About Dr. Jennifer Raymond:

Jennifer Raymond, MD, MCR, is the Division Chief of Endocrinology, Diabetes and Metabolism and Chair of the Virtual Care Committee at Children’s Hospital Los Angeles. Additionally, Dr. Raymond is Professor of Pediatrics at the Keck School of Medicine of USC.

Dr. Raymond received her medical degree and completed her residency in Pediatrics at the University of Kansas. She completed her fellowship in Pediatric Endocrinology and Master of Clinical Research at Oregon Health and Science University.

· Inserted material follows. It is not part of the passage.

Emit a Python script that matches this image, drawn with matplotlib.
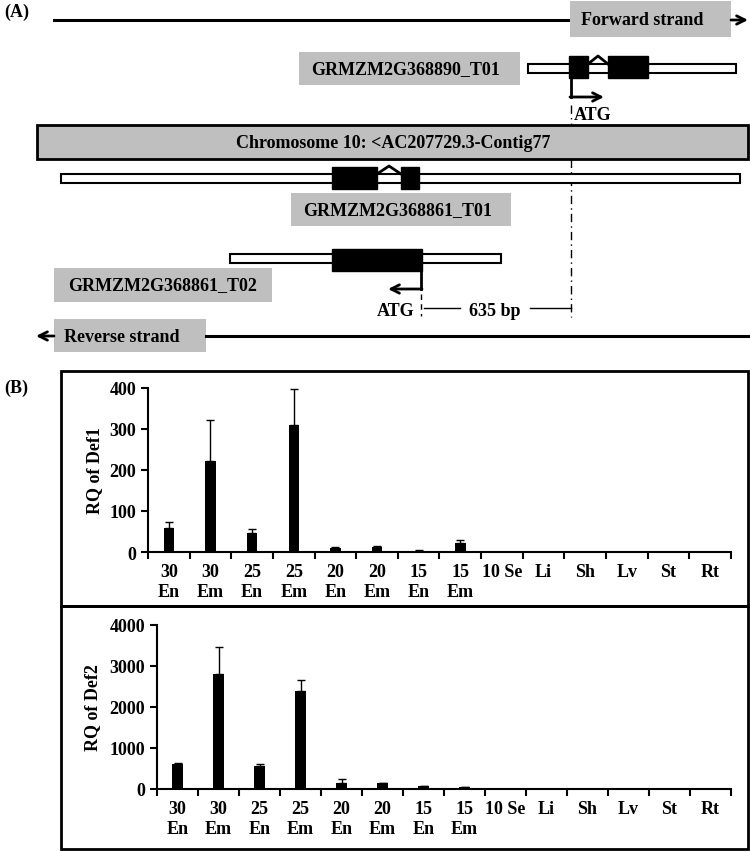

Dr. Raymond had an American Diabetes Association Junior Faculty Award while in Oregon, and then moved to the Barbara Davis Center for Diabetes in Colorado to continue her research with funding from the National Institute of Health. She moved to Children’s Hospital Los Angeles in the Fall of 2016 to continue her research, expand telehealth services, and assume the director position of the diabetes center. Her research focuses on behavioral and clinical care interventions for patients with type 1 diabetes, and she is currently funded by The Leona M. and Harry B. Helmsley Charitable Trust and The Donaghue Foundation. Dr. Raymond’s current work is examining innovative clinical care models for adolescents and young adults with diabetes, including shared medical appointments and use of technology and telemedicine to improve access to high quality diabetes care.

About Dr. Alaina Vidmar:

Alaina Vidmar, MD, is an Associate Professor in Pediatric Endocrinology, a Board-Certified Pediatric Obesity Medicine Specialist, and the Medical Director of the Obesity Medicine and Bariatric Surgery Program at Children’s Hospital Los Angeles. Dr. Vidmar received her medical degree and completed her residency in Pediatrics at the Children’s Hospital of Wisconsin. She completed her fellowship in Pediatric Endocrinology at Children’s Hospital Los Angeles.

About Shireen Abdullah:

After spending most of her career as a project manager and management consultant, Shireen decided to change paths and pursue her passion to become a “nutri-prenuer.”  While managing her own illness, she realized the importance of cultural nutrition education paired with an empowering, patient-centered care model to close gaps in health equity for minorities. Her startup is called Yumlish, creating an AI-powered, culturally relevant nutrition therapy platform for minorities with diabetes that addresses socioeconomic barriers to dietary adherence.